Journaling to Juice Your Novel

As a writer, you know that if you’re crazy enough to travel through territory as vast and foreign as a novel, you’re going to get lost. Often. One of the best tools I’ve learned for finding my way came from a master. John Steinbeck’s Journal of a Novel: The East of Eden Letters, was his way of “getting (his) mental arm in shape to pitch a good game” every morning. The journal was really a series of letters to his friend and editor, Pascal Covici, that included everything from small details of family life to his accounts of the struggles and successes that led to the book Steinbeck believed his entire literary career had been preparing him for.

My own novel journal for my work in progress, Lake Story, deals less with the problems in my personal life than the ones related to my book. Take a look at this morning’s entry in a screen shot from my Scrivener file and you’ll see what I mean:

I’ve cleaned the writing up a bit for public consumption in this post (something I rarely do in a tool that’s most valuable for pouring white-hot thoughts upon the page) but you can see that the context of this entry is far different than the kind of more refined prose we writers use to structure scenes. The bold lines in red at the end of this section point to the bridge that will lead me to the deep insight I need to breathe life into my characters’ motivations and aspirations.

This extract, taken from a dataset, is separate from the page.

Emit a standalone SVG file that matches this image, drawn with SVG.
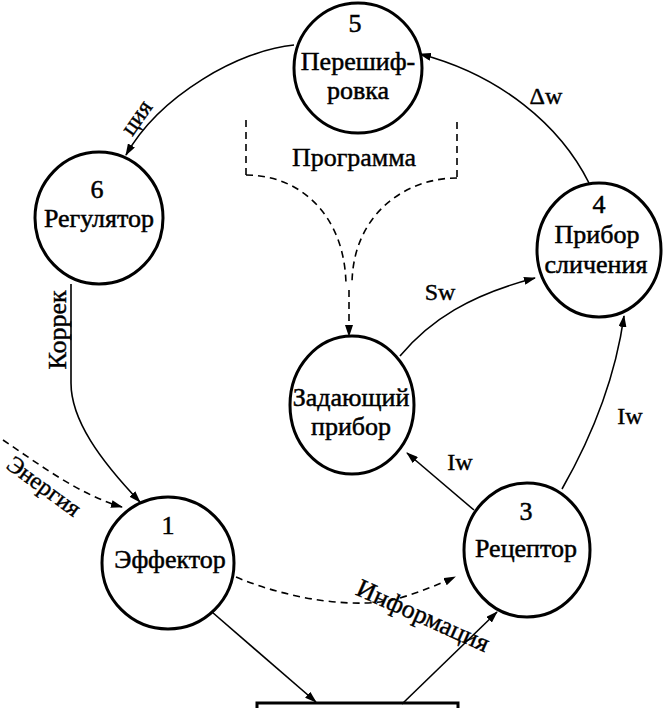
<svg xmlns="http://www.w3.org/2000/svg" width="664" height="708" viewBox="0 0 664 708">
<style>
.node{fill:none;stroke:#000;stroke-width:3}
.t{font-family:"Liberation Serif","Times New Roman",serif;font-size:26px;fill:#000;stroke:#000;stroke-width:0.5;text-anchor:middle}
.l{font-family:"Liberation Serif","Times New Roman",serif;font-size:24px;fill:#000;stroke:#000;stroke-width:0.4;text-anchor:middle}
.c{fill:none;stroke:#000;stroke-width:1.6}
.d{fill:none;stroke:#000;stroke-width:1.6;stroke-dasharray:7 5}
</style>
<defs>
<marker id="a" viewBox="0 0 12 8" refX="11" refY="4" markerWidth="12" markerHeight="8" markerUnits="userSpaceOnUse" orient="auto">
<path d="M0,0 L12,4 L0,8 Z" fill="#000"/>
</marker>
</defs>
<rect width="664" height="708" fill="#fff"/>
<g id="connectors">
<path class="c" d="M294,45 C240,50 160,95 126,155" marker-end="url(#a)"/>
<path class="c" d="M589,183 C560,125 500,75 420,54" marker-end="url(#a)"/>
<path class="c" d="M71,284 L71,383 C71,420 100,460 140,502" marker-end="url(#a)"/>
<path class="d" d="M3,440 C40,465 80,495 122,507" marker-end="url(#a)"/>
<path class="d" d="M236,577 C290,600 360,610 400,598 C420,592 440,584 455,577" marker-end="url(#a)"/>
<path class="c" d="M212,612 L316,702" marker-end="url(#a)"/>
<path class="c" d="M402,704 L497,612" marker-end="url(#a)"/>
<path class="c" d="M474,510 L407,453" marker-end="url(#a)"/>
<path class="c" d="M562,489 C590,440 615,380 624,316" marker-end="url(#a)"/>
<path class="c" d="M400,356 C430,320 470,295 535,278" marker-end="url(#a)"/>
<path class="d" d="M246,120 L246,175"/>
<path class="d" d="M457,122 L457,178"/>
<path class="d" d="M246,175 C300,175 345,215 346,285"/>
<path class="d" d="M457,178 C405,178 352,215 352,285"/>
<path class="d" d="M349,290 L349,336" marker-end="url(#a)"/>
<text class="l" x="354" y="166" style="font-size:26px">Программа</text>
<text class="l" transform="translate(137,118) rotate(-55)" y="7">ция</text>
<text class="l" x="546" y="104">Δw</text>
<text class="l" transform="translate(66,330) rotate(-90)" style="font-size:26px">Коррек</text>
<text class="l" transform="translate(44,486) rotate(36)" y="8" style="font-size:24px">Энергия</text>
<text class="l" transform="translate(423,616) rotate(24)" y="8" style="font-size:26px">Информация</text>
<text class="l" x="440" y="300">Sw</text>
<text class="l" x="630" y="424">Iw</text>
<text class="l" x="460" y="470">Iw</text>
</g>
<g id="n5">
<ellipse class="node" cx="358" cy="68" rx="64" ry="65"/>
<text class="t" x="355" y="32">5</text>
<text class="t" x="358" y="70">Перешиф-</text>
<text class="t" x="358" y="99">ровка</text>
</g>
<g id="n6">
<ellipse class="node" cx="99" cy="218" rx="64" ry="66"/>
<text class="t" x="97" y="198">6</text>
<text class="t" x="99" y="227">Регулятор</text>
</g>
<g id="n4">
<ellipse class="node" cx="599" cy="250" rx="62" ry="67"/>
<text class="t" x="599" y="213">4</text>
<text class="t" x="597" y="243">Прибор</text>
<text class="t" x="596" y="273">сличения</text>
</g>
<g id="nz">
<ellipse class="node" cx="352" cy="405" rx="62" ry="69"/>
<text class="t" x="351" y="406">Задающий</text>
<text class="t" x="351" y="435">прибор</text>
</g>
<g id="n1">
<ellipse class="node" cx="168" cy="563" rx="66" ry="66"/>
<text class="t" x="168" y="534">1</text>
<text class="t" x="170" y="568">Эффектор</text>
</g>
<g id="n3">
<ellipse class="node" cx="527" cy="550" rx="63" ry="67"/>
<text class="t" x="526" y="520">3</text>
<text class="t" x="526" y="557">Рецептор</text>
</g>
<g id="n2">
<rect class="node" x="257" y="703" width="201" height="20" stroke-width="4"/>
</g>
</svg>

These journal entries have become the path between the personal and fictive worlds I spend my days in, and while my family may have gotten used to me staring off into space at the dinner table or muttering to myself behind the wheel, there’s special power in getting those thoughts down on the same pages I’m using to contain my tale.

My novel journal’s loose, unstructured format also makes it the perfect counterweight to my latest approach to novel writing. I’m about two-thirds of the way through the comprehensive outline I’m crafting for this book (a resource I’ll probably be featuring in a future post). That document’s strict organization of each chapter’s timeline, mission and expositional overview makes it a powerful intellectual tool, but when it comes to tapping the intuitive energy that springs from my subconscious – to be perfectly frank – it kinda sucks.

So when I stare stuck at my screen and feel the muse begin to stir in my chest, I know it’s time to lead her to my novel journal. It’s the best place I know to tap the juice that can make that gal really sing.